Top UN court allows record 32 countries to intervene in Ukraine v Russia genocide case

THE HAGUE, Netherlands (AP) — The International Court of Justice has accepted requests from 32 countries to support Ukraine in a genocide case against Russia, the United Nations’ highest court announced Friday.

It is the largest number of countries to join another nation’s claim before the global tribunal based in The Hague, Netherlands.

Ukraine’s government filed the legally creative case days after Russia invaded its neighbor in February 2022. The Kremlin snubbed hearings held the following month as protesters waving Ukrainian flags chanted anti- war outside the gates of the courthouse.

Latvia was the first country to intervene in the complaint, which alleges that Russia violated the 1948 Genocide Convention by falsely accusing Ukraine of committing genocide in its eastern regions of Luhansk and Donetsk, and using that as a pretext for the invasion.

A record number of 33 countries, including the United States, Canada, Australia and all European Union member countries except Hungary, have applied to participate alongside Ukraine in the affair.
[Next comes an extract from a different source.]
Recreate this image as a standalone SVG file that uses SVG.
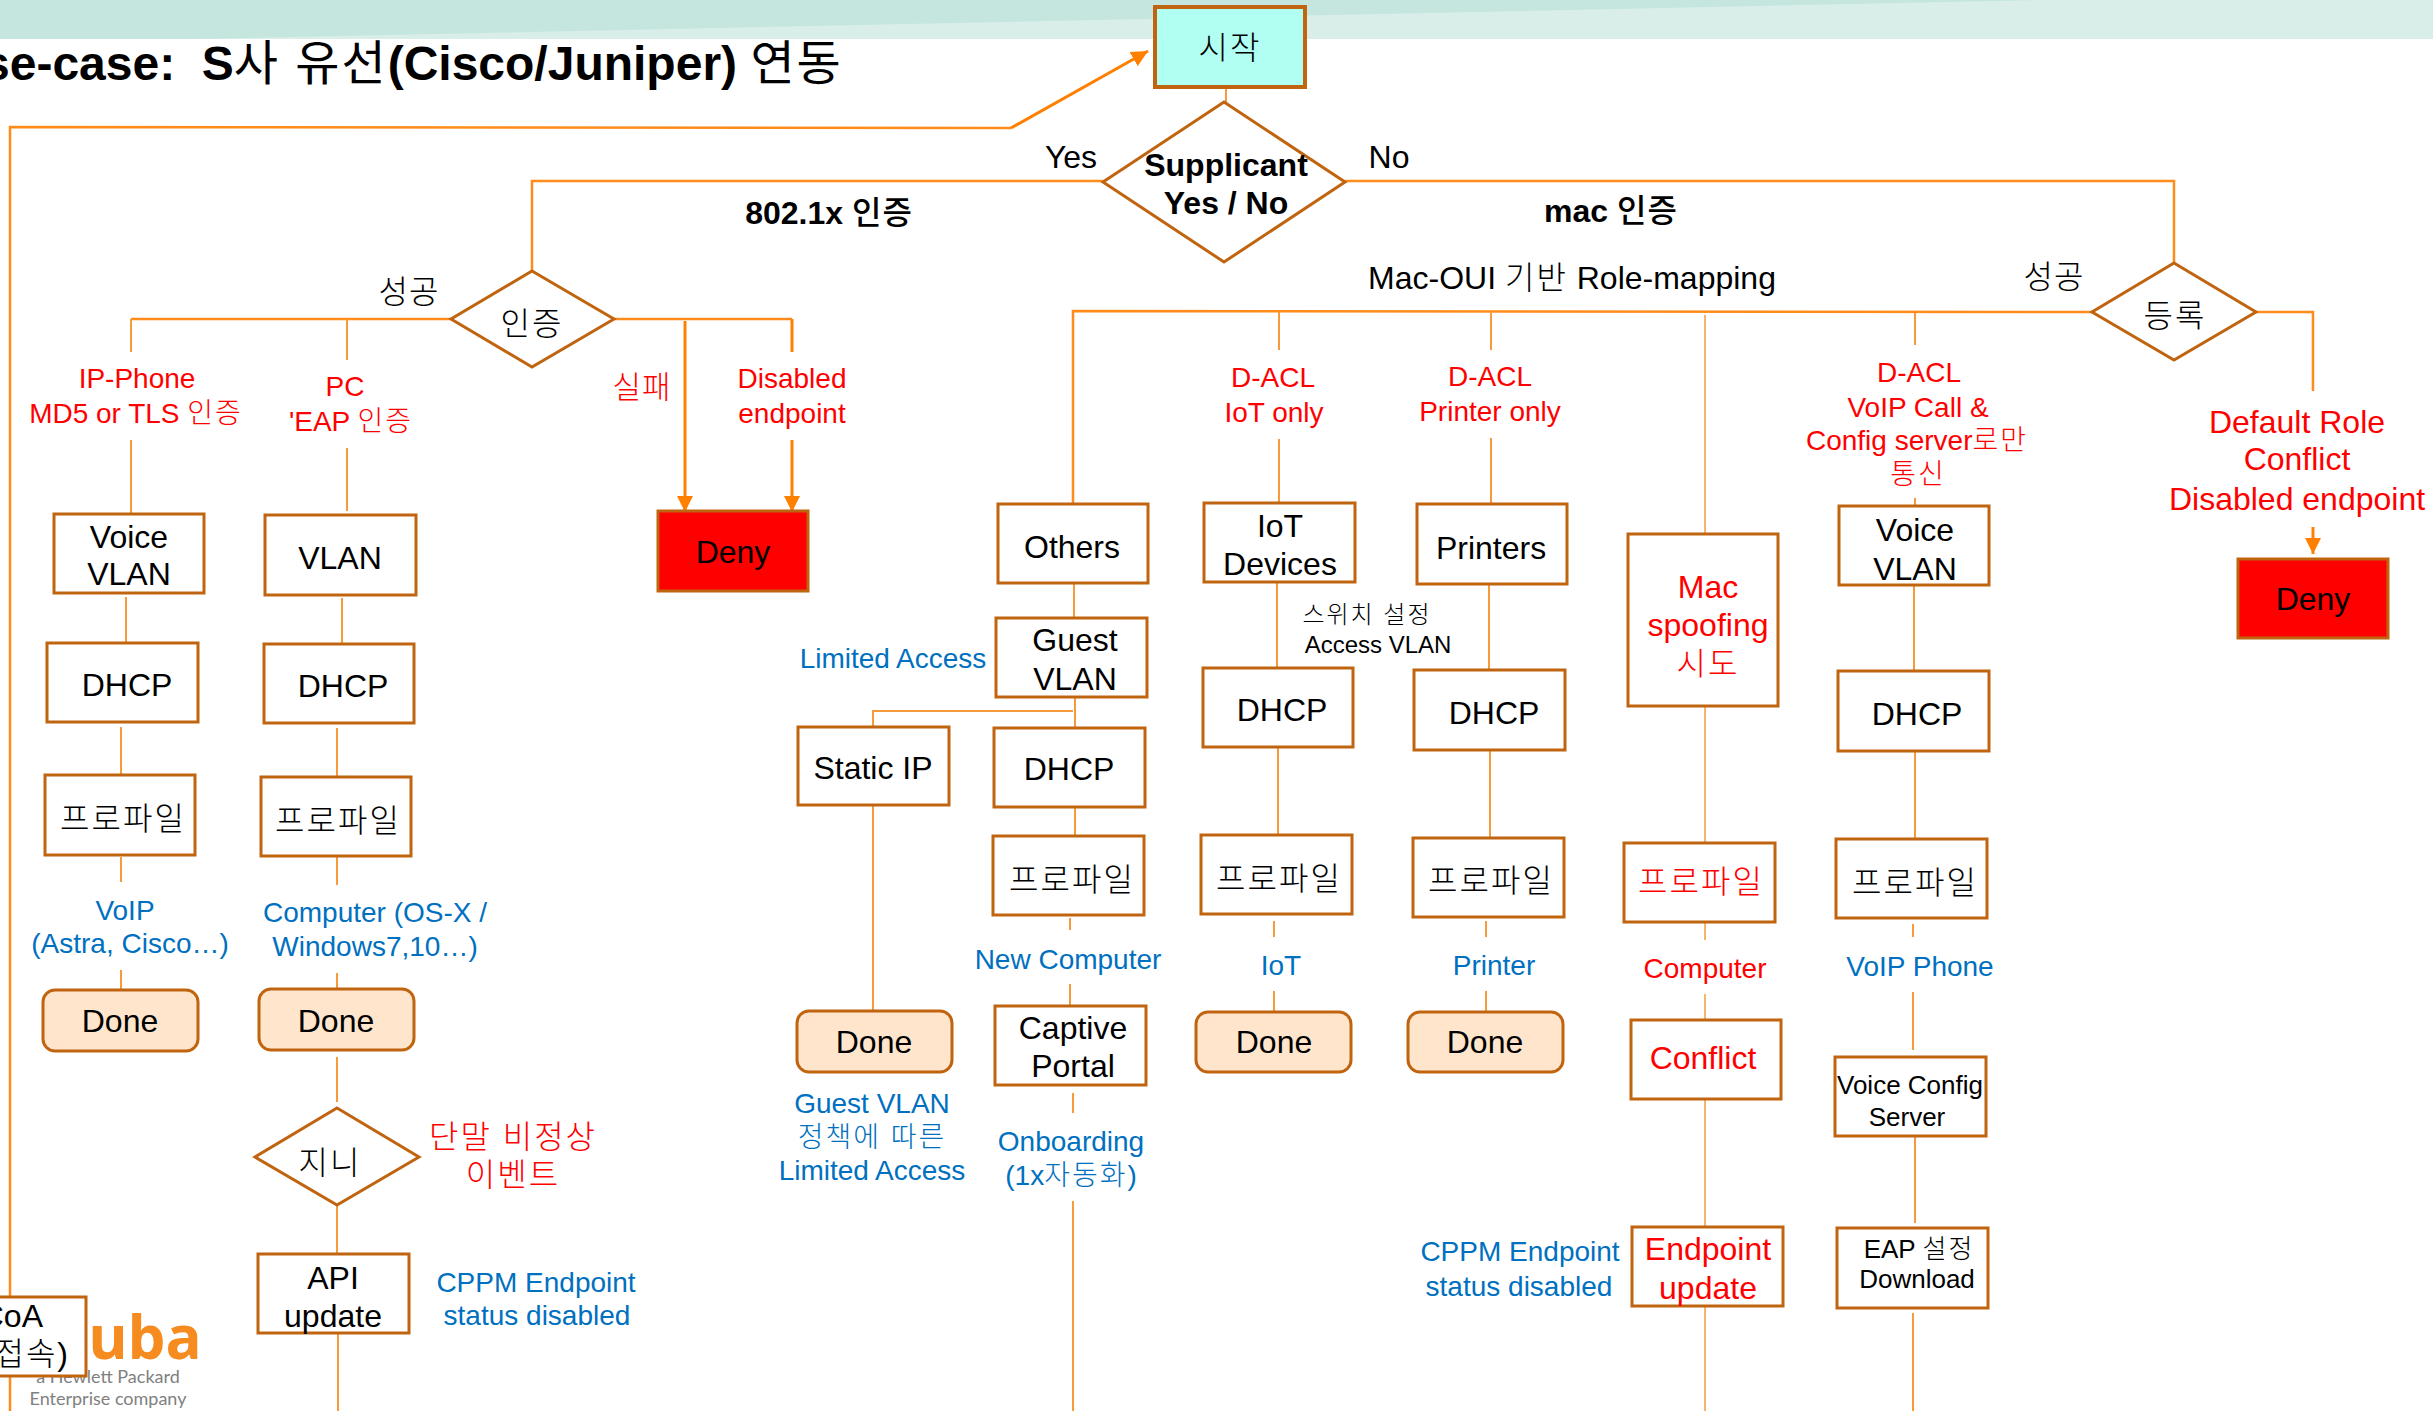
<svg xmlns="http://www.w3.org/2000/svg" width="2433" height="1411" viewBox="0 0 2433 1411">
<style>
text{font-family:"Liberation Sans","Noto Sans CJK KR",sans-serif;text-anchor:middle;font-size:32px;fill:#000}
.r{fill:#f00;font-size:28px}.rl{fill:#f00;font-size:32px}.b{fill:#0070c0;font-size:28px}.bold{font-weight:700}.s{font-size:24px}.m{font-size:26px}
.k{letter-spacing:2px;font-weight:300}.k1{letter-spacing:1px;font-weight:300}.km{letter-spacing:1px;font-weight:500}.kt{letter-spacing:2px;font-weight:400}
.box{fill:#fff;stroke:#c06410;stroke-width:3}.done{fill:#fee5cc;stroke:#c06410;stroke-width:3}
.deny{fill:#f00;stroke:#c06410;stroke-width:3}.start{fill:#b0fff2;stroke:#c06410;stroke-width:4}
.c path{fill:none;stroke:#f79a3c;stroke-width:2}.thick{stroke:#ff8c1a!important;stroke-width:2.5!important}
.a{stroke:#ff8000!important;stroke-width:3!important}
</style>
<defs>
<marker id="ah" viewBox="0 0 10 10" refX="10" refY="5" markerWidth="5.5" markerHeight="6" markerUnits="strokeWidth" orient="auto"><path d="M0 0L10 5L0 10Z" fill="#ff8000" stroke="none"/></marker>
</defs>
<g id="banner">
<rect width="2433" height="39" fill="#d9eee9"/>
<path d="M0 0H2040L200 39H0Z" fill="#c5e6df"/>
</g>
<text id="title" x="-17" y="80" class="bold" style="text-anchor:start;font-size:48px">se-case:&#160;&#160;S<tspan class="kt">사 유선</tspan>(Cisco/Juniper) <tspan class="kt">연동</tspan></text>
<g id="connectors" class="c">
<path class="thick" d="M10 1411V127L1011 128"/>
<path class="a" d="M1011 128L1148 51" marker-end="url(#ah)"/>
<path d="M1226 88V102"/>
<path class="thick" d="M1103 181H532V271"/>
<path class="thick" d="M1345 181H2174V263"/>
<path class="thick" d="M451 319H131M614 319H792"/>
<path d="M131 319V352M131 440V514M347 319V360M347 448V511"/>
<path class="a" d="M685 321V512" marker-end="url(#ah)"/>
<path class="a" d="M792 319V352M792 440V512" marker-end="url(#ah)"/>
<path d="M126 597V642M121 727V775M121 857V882M121 970V992"/>
<path d="M342 598V644M337 728V776M337 856V885M337 973V992M337 1057V1102M337 1205V1254M338 1333V1411"/>
<path class="thick" d="M2092 312L1073 311V504"/>
<path d="M1074 583V618M1075 697V728M1073 711H873V727M873 805V1011"/>
<path d="M1075 807V836M1070 918V930M1070 984V1005M1073 1093V1113M1073 1201V1411"/>
<path d="M1279 312V350M1279 439V503M1277 582V668M1278 747V835M1274 921V937M1274 991V1012"/>
<path d="M1491 313V350M1491 438V504M1489 584V670M1490 750V838M1486 921V937M1486 991V1012"/>
<path d="M1705 315V534M1705 706V843M1705 922V940M1705 994V1019M1705 1099V1226M1705 1306V1411" style="stroke-width:1.5"/>
<path d="M1915 313V345M1915 498V506M1914 585V671M1915 751V838M1913 924V937M1913 992V1050M1915 1136V1223M1913 1313V1411"/>
<path class="thick" d="M2256 312H2313V391"/>
<path class="a" d="M2313 527V554" marker-end="url(#ah)"/>
</g>
<g id="start"><rect class="start" x="1155" y="7" width="150" height="80"/><text class="k" x="1230" y="59">시작</text></g>
<g id="supplicant"><path class="box" d="M1224 102L1345 182L1224 262L1103 182Z"/><text class="bold" x="1226" y="176">Supplicant</text><text class="bold" x="1226" y="214">Yes / No</text></g>
<g id="auth"><path class="box" d="M532 271L614 319L532 367L451 319Z"/><text class="k" x="532" y="335">인증</text></g>
<g id="register"><path class="box" d="M2174 263L2256 312L2174 360L2092 312Z"/><text class="k" x="2175" y="327">등록</text></g>
<g id="genie"><path class="box" d="M337 1108L419 1157L337 1205L255 1157Z"/><text class="k" x="330" y="1174">지니</text></g>

<g id="labels">
<text x="1071" y="168">Yes</text><text x="1389" y="168">No</text>
<text class="bold" x="829" y="224">802.1x <tspan class="km">인증</tspan></text><text class="bold" x="1611" y="222">mac <tspan class="km">인증</tspan></text>
<text x="1572" y="289">Mac-OUI <tspan class="k">기반</tspan> Role-mapping</text>
<text class="k1" x="409" y="303">성공</text><text class="k1" x="2054" y="288">성공</text>
<text class="r" x="137" y="388">IP-Phone</text><text class="r" x="136" y="423">MD5 or TLS <tspan class="k">인증</tspan></text>
<text class="r" x="345" y="396">PC</text><text class="r" x="351" y="431">'EAP <tspan class="k">인증</tspan></text>
<text class="r k1" x="642" y="398" style="font-size:31px">실패</text>
<text class="r" x="792" y="388">Disabled</text><text class="r" x="792" y="423">endpoint</text>
<text class="r" x="1273" y="387">D-ACL</text><text class="r" x="1274" y="422">IoT only</text>
<text class="r" x="1490" y="386">D-ACL</text><text class="r" x="1490" y="421">Printer only</text>
<text class="r" x="1919" y="382">D-ACL</text><text class="r" x="1918" y="417">VoIP Call &amp;</text><text class="r" x="1917" y="450">Config server<tspan class="k">로만</tspan></text><text class="r k" x="1918" y="484">통신</text>
<text class="rl" x="2297" y="433">Default Role</text><text class="rl" x="2297" y="470">Conflict</text><text class="rl" x="2297" y="510">Disabled endpoint</text>
<text class="b" x="125" y="920">VoIP</text><text class="b" x="130" y="953">(Astra, Cisco…)</text>
<text class="b" x="375" y="922">Computer (OS-X /</text><text class="b" x="375" y="956">Windows7,10…)</text>
<text class="r k" x="513" y="1148" style="font-size:32px">단말 비정상</text><text class="r k" x="513" y="1186" style="font-size:32px">이벤트</text>
<text class="b" x="536" y="1292">CPPM Endpoint</text><text class="b" x="537" y="1325">status disabled</text>
<text class="b" x="893" y="668">Limited Access</text>
<text class="b" x="1068" y="969">New Computer</text>
<text class="b" x="872" y="1113">Guest VLAN</text><text class="b k" x="872" y="1147">정책에 따른</text><text class="b" x="872" y="1180">Limited Access</text>
<text class="b" x="1071" y="1151">Onboarding</text><text class="b" x="1071" y="1185">(1x<tspan class="k">자동화</tspan>)</text>
<text class="b" x="1281" y="975">IoT</text><text class="b" x="1494" y="975">Printer</text>
<text class="r" x="1705" y="978">Computer</text><text class="b" x="1920" y="976">VoIP Phone</text>
<text class="b" x="1520" y="1261">CPPM Endpoint</text><text class="b" x="1519" y="1296">status disabled</text>
<text class="s k" x="1367" y="623">스위치 설정</text><text class="s" x="1378" y="653">Access VLAN</text>
</g>

<g id="logo">
<text x="145" y="1359" style="font-family:'Open Sans','Liberation Sans',sans-serif;font-weight:700;font-size:60px;fill:#f68b1f">uba</text>
<text x="108" y="1383" style="font-size:18px;fill:#808080;font-family:Lato,'Liberation Sans',sans-serif">a Hewlett Packard</text>
<text x="108" y="1405" style="font-size:18px;fill:#808080;font-family:Lato,'Liberation Sans',sans-serif">Enterprise company</text>
</g>

<g id="deny1"><rect class="deny" x="658" y="511" width="150" height="80"/><text x="733" y="563">Deny</text></g>
<g id="deny2"><rect class="deny" x="2238" y="559" width="150" height="79"/><text x="2313" y="610">Deny</text></g>

<g id="voicevlan1"><rect class="box" x="54" y="514" width="150" height="79"/><text x="129" y="548">Voice</text><text x="129" y="585">VLAN</text></g>
<g id="dhcp1"><rect class="box" x="47" y="643" width="151" height="79"/><text x="127" y="696">DHCP</text></g>
<g id="profile1"><rect class="box" x="45" y="775" width="150" height="80"/><text class="k" x="123" y="830">프로파일</text></g>
<g id="done1"><rect class="done" x="43" y="990" width="155" height="61" rx="12"/><text x="120" y="1032">Done</text></g>

<g id="vlan2"><rect class="box" x="265" y="515" width="151" height="80"/><text x="340" y="569">VLAN</text></g>
<g id="dhcp2"><rect class="box" x="264" y="644" width="150" height="79"/><text x="343" y="697">DHCP</text></g>
<g id="profile2"><rect class="box" x="261" y="777" width="150" height="79"/><text class="k" x="338" y="832">프로파일</text></g>
<g id="done2"><rect class="done" x="259" y="989" width="155" height="61" rx="12"/><text x="336" y="1032">Done</text></g>
<g id="api"><rect class="box" x="258" y="1254" width="151" height="79"/><text x="333" y="1289">API</text><text x="333" y="1327">update</text></g>
<g id="coa"><rect class="box" x="-65" y="1297" width="151" height="79"/><text x="43" y="1327" style="text-anchor:end">CoA</text><text class="k" x="70" y="1365" style="text-anchor:end">접속)</text></g>

<g id="others"><rect class="box" x="998" y="504" width="150" height="79"/><text x="1072" y="558">Others</text></g>
<g id="guestvlan"><rect class="box" x="996" y="618" width="151" height="79"/><text x="1075" y="651">Guest</text><text x="1075" y="690">VLAN</text></g>
<g id="staticip"><rect class="box" x="798" y="727" width="151" height="78"/><text x="873" y="779">Static IP</text></g>
<g id="dhcp3"><rect class="box" x="994" y="728" width="151" height="79"/><text x="1069" y="780">DHCP</text></g>
<g id="profile3"><rect class="box" x="993" y="836" width="151" height="79"/><text class="k" x="1072" y="891">프로파일</text></g>
<g id="done3"><rect class="done" x="797" y="1011" width="155" height="61" rx="12"/><text x="874" y="1053">Done</text></g>
<g id="captive"><rect class="box" x="995" y="1006" width="151" height="79"/><text x="1073" y="1039">Captive</text><text x="1073" y="1077">Portal</text></g>

<g id="iotdevices"><rect class="box" x="1204" y="503" width="151" height="79"/><text x="1280" y="537">IoT</text><text x="1280" y="575">Devices</text></g>
<g id="dhcp4"><rect class="box" x="1203" y="668" width="150" height="79"/><text x="1282" y="721">DHCP</text></g>
<g id="profile4"><rect class="box" x="1201" y="835" width="151" height="79"/><text class="k" x="1279" y="890">프로파일</text></g>
<g id="done4"><rect class="done" x="1196" y="1012" width="155" height="60" rx="12"/><text x="1274" y="1053">Done</text></g>

<g id="printers"><rect class="box" x="1417" y="504" width="150" height="80"/><text x="1491" y="559">Printers</text></g>
<g id="dhcp5"><rect class="box" x="1414" y="670" width="151" height="80"/><text x="1494" y="724">DHCP</text></g>
<g id="profile5"><rect class="box" x="1413" y="838" width="151" height="79"/><text class="k" x="1491" y="892">프로파일</text></g>
<g id="done5"><rect class="done" x="1408" y="1012" width="155" height="60" rx="12"/><text x="1485" y="1053">Done</text></g>

<g id="spoofing"><rect class="box" x="1628" y="534" width="150" height="172"/><text class="rl" x="1708" y="598">Mac</text><text class="rl" x="1708" y="636">spoofing</text><text class="rl k" x="1708" y="675">시도</text></g>
<g id="profile6"><rect class="box" x="1624" y="843" width="151" height="79"/><text class="rl k" x="1701" y="893">프로파일</text></g>
<g id="conflict"><rect class="box" x="1631" y="1020" width="150" height="79"/><text class="rl" x="1703" y="1069">Conflict</text></g>
<g id="endpoint"><rect class="box" x="1632" y="1227" width="151" height="79"/><text class="rl" x="1708" y="1260">Endpoint</text><text class="rl" x="1708" y="1299">update</text></g>

<g id="voicevlan7"><rect class="box" x="1839" y="506" width="150" height="79"/><text x="1915" y="541">Voice</text><text x="1915" y="580">VLAN</text></g>
<g id="dhcp7"><rect class="box" x="1838" y="671" width="151" height="80"/><text x="1917" y="725">DHCP</text></g>
<g id="profile7"><rect class="box" x="1836" y="839" width="151" height="79"/><text class="k" x="1915" y="894">프로파일</text></g>
<g id="voiceconfig"><rect class="box" x="1835" y="1057" width="151" height="79"/><text class="m" x="1910" y="1094">Voice Config</text><text class="m" x="1907" y="1126">Server</text></g>
<g id="eap"><rect class="box" x="1837" y="1228" width="151" height="80"/><text class="m" x="1919" y="1258">EAP <tspan class="k">설정</tspan></text><text class="m" x="1917" y="1288">Download</text></g>
</svg>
However, the judges of the UN tribunal rejected the American request on a technical point.

“The tribunal finds that the statements of intervention filed in this case, with the exception of the statement submitted by the United States, are admissible,” they said.

Any country that has signed the post-World War II treaty criminalizing genocide is allowed to file a request to intervene in cases brought under the agreement. The United States did not agree to part of the Genocide Convention when it signed the treaty, so judges determined the country had no right to participate.

Countries and organizations that are not directly involved in legal proceedings often ask the courts if they can present arguments in a case, particularly if the outcome might affect them in some way.

Experts view the petitions in the current case as attempts to demonstrate support for Ukraine and condemn Russia’s war rather than countries seeking opportunities to defend particular positions or legal arguments.

“Countries are expressing their solidarity with Ukraine,” Ori Pomson, a Cambridge University lawyer whose research focuses on the International Court of Justice, told The Associated Press.

In March 2022, the court ordered Russia to halt hostilities in Ukraine, but Moscow did not comply.

The World Court is hearing a separate case earlier brought by Ukraine related to Russia’s 2014 annexation of Crimea and Russian funding of separatist rebels in eastern Ukraine.

A similar group of countries have also asked the European Court of Human Rights to intervene in a cluster of cases Ukraine has brought against Russia over the war. In March, the Strasbourg court granted 31 groups the right to support Ukraine in these proceedings.